In January 2018, China’s decision to ban the import of mixed recyclables sent the Victorian recycling industry into turmoil. The decision has had a significant financial impact on council budgets, as recycling turned from a source of revenue from the sale of recyclable material to a cost for processing services. In Bayside the impact was $1.7 million in 2018/19.
The State Government has announced a range of funding packages to address the impact of the recycling crisis, which has been limited to:
- $12 million to offset Victorian councils’ increased recycling costs to June 2018;
- $8.3 million expansion of the Resource Recovery Infrastructure Fund;
- $2.5 million for market development for recycled materials;
- An education program to improve community understanding of what can be recycled and help reduce contamination.
Further investment is needed in response to Victoria’s recycling challenges.
Over $6.6 million has been collected from Bayside residents in the past six years via a compulsory levy payable to the state government for every load of household garbage disposed to landfill. The levy flows into the Sustainability Fund.
With an estimated $560 million available in the Sustainability Fund, the state government has both the capacity and responsibility for significant investment in the waste and recycling sector.
Following China’s import ban, the Municipal Association of Victoria (MAV) participated in the State’s Recycling Taskforce on behalf of all Victorian councils. The Taskforce made recommendations to the Minister regarding priority actions to include in a strategic plan, however the recommendations have not yet been released. Council is calling on the state government to release and respond to the recommendations as a matter of urgency.
Community feedback on this issue
According to David Williams, spokesperson for the Bayside Climate Change Action Group
"Our throw away, consumer society has flourished on the availability of cheap products that can easily be disposed of. Until now, we have not had to pay the true environmental costs of this system in terms of pollution of our lands and waterways, the oceans and the air we breathe. That burden has been passed on to the next generation and in particular, to those in poor countries.
Victorians are however, becoming more conscious of their wasteful habits and will play their part in a state wide campaign to reduce waste and recycle. This is evidenced by the recent change to single use plastic bags at supermarkets.
This small step can be taken further by the introduction of legislation to phase in no plastic packaging by 2025. The packaging industry, distribution chains and retailers will need time to research, test, evaluate and put cost effective alternatives in place. This will come at a cost but fortunately, the resources are available to deal with a large part of the problem in the form of the State Governments Sustainability Fund, to which we have all contributed.
The State Government can also support and incentivise the establishment and promotion of new industries based on the processing and utilisation of recycled products which will further reduce the amount on waste going to land fill.
If we wish to preserve the delicate balance of life on our planet and provide a safe climate for our children we need to act now."

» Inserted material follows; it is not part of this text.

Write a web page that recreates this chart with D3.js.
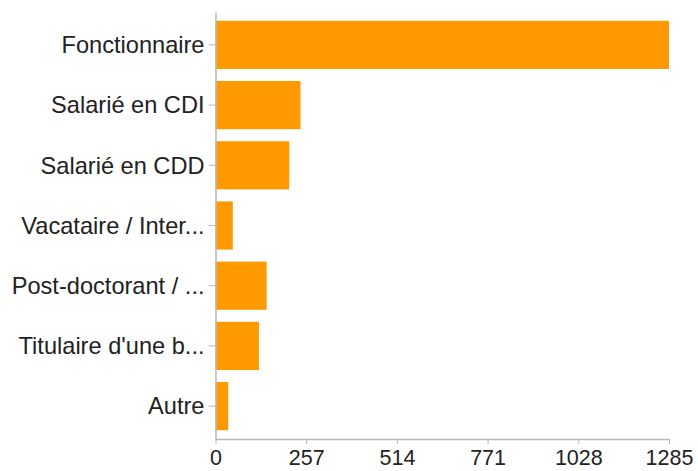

State Government funding for the recycling industry to date has related to downstream responses – solutions that focus on waste and recycling after the waste material is generated - rather than upstream interventions that change our production and consumption practices and restructure business and the economy.
To fix the problem requires a focus on less generation of waste, more use of recycled material by industry and government, and greater obligation placed on designers, manufacturers, importers, distributors and consumers of products to take responsibility for the environmental impacts of products throughout their lifecycle.
Bayside City Council is calling on the State Government to allocate a greater proportion of the Sustainability Fund to minimise the creation of waste while also investing to develop markets and boost research/development into recycling.